I wonder what Claudius thought about Paul. I wonder what he thought about all the hubbub surrounding this man who spoke Greek and Aramaic, who knew when and how to play his trump cards, and who smartly divided his adversaries to soften their opposition against him.
And Claudius kept rescuing Paul. He didn’t have much choice.
Paul wasn’t all that different from Claudius. They held their Roman citizenship in common. But Claudius had purchased his way into his status as a Roman, while Paul was born into his.
And then Claudius would have heard Paul preaching. Paul’s mission was to preach eternal life to the Gentiles – people like Claudius (Acts 22:21). And some of the Jews wanted Paul dead because of it.
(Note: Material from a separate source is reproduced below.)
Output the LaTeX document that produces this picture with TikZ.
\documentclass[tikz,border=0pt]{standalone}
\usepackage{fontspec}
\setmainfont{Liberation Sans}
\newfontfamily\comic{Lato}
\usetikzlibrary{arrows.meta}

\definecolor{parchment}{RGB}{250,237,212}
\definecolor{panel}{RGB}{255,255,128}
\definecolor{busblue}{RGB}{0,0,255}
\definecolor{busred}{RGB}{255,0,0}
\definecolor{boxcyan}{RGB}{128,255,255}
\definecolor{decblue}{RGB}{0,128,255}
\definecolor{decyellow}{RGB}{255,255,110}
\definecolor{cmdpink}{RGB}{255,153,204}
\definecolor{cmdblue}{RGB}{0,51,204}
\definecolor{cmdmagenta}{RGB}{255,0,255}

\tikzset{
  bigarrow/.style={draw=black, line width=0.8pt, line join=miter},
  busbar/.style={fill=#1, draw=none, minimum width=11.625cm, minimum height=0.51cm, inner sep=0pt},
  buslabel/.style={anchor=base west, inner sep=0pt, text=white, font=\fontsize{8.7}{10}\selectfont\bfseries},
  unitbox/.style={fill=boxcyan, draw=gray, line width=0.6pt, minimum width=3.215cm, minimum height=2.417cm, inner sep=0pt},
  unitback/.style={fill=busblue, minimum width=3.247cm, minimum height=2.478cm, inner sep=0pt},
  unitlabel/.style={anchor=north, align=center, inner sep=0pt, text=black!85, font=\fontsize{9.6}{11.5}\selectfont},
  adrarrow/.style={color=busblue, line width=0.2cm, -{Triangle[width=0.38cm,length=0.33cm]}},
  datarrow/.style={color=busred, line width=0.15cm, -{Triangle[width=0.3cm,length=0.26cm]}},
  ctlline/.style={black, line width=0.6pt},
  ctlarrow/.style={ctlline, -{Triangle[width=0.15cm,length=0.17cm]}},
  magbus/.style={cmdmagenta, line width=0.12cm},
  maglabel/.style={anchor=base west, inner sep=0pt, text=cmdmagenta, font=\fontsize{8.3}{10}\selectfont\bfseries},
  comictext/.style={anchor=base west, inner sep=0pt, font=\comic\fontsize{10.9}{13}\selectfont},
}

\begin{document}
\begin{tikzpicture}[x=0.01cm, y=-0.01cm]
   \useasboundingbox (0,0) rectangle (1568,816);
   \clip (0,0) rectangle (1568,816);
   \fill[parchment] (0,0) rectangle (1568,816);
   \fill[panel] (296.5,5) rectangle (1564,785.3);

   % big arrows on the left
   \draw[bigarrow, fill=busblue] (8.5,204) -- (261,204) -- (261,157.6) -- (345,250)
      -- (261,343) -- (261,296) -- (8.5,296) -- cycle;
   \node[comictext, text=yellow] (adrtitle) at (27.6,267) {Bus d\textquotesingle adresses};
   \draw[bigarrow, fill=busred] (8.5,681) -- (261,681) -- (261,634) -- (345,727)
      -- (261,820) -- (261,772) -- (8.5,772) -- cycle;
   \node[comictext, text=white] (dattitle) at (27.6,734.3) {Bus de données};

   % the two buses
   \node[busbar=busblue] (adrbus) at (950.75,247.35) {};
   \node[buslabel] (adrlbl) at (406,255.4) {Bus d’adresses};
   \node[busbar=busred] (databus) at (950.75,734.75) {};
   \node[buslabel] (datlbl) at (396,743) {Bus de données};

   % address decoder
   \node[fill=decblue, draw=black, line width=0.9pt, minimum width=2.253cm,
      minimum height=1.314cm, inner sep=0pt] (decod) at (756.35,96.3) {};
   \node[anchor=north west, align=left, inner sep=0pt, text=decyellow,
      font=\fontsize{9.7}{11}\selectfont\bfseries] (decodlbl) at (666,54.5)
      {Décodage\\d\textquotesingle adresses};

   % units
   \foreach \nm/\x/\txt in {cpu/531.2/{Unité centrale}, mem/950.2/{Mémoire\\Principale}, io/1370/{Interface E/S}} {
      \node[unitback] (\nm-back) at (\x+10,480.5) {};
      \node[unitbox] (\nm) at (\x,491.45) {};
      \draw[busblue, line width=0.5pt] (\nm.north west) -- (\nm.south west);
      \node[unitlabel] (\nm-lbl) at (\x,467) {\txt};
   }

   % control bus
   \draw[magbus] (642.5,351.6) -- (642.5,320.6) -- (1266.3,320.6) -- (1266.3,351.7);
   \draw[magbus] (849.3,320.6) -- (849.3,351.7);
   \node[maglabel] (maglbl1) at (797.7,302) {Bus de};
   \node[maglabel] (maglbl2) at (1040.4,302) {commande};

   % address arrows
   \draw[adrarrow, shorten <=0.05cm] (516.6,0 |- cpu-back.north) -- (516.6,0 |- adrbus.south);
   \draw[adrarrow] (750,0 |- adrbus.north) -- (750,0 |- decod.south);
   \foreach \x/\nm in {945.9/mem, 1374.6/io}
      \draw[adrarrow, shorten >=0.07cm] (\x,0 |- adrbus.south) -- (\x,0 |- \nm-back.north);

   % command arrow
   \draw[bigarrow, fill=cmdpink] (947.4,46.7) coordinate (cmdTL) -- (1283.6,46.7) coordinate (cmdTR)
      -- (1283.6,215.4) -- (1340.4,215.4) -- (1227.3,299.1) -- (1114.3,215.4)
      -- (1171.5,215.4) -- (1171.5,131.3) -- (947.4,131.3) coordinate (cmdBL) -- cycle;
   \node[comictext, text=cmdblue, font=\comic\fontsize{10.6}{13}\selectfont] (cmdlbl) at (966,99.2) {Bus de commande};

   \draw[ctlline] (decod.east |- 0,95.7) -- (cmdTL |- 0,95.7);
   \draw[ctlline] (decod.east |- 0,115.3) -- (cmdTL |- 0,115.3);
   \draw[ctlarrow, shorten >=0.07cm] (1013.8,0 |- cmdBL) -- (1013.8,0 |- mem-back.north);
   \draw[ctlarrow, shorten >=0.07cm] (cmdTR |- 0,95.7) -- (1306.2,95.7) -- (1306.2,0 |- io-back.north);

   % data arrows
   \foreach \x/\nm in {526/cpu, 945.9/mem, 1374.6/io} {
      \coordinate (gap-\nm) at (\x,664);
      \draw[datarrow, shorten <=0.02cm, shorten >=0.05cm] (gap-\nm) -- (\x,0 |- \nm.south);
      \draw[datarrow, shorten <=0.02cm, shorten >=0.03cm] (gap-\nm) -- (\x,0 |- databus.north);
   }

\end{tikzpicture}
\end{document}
Paul would later write to the Christians in a Roman colony in the city of Philippi, a place full of Roman citizens. And Paul wrote, “But our citizenship is in heaven, and from it we await a Savior, the Lord Jesus Christ” (Philippians 3:20).
This is a citizenship a person cannot buy. And it is one into which a person isn’t born. It only comes by faith.
Claudius Lysias can become for us a picture of the difficulty some people may have with the gospel – and that even we may have with the gospel. We can’t buy our citizenship in heaven. We cannot earn it. And while we can purchase our way to the top in a world such as ours – and while some people are born into such positions in this world – we ought not to rest in that.
Something altogether different may be right under our noses, bothering us and causing us headaches and trying to get our attention.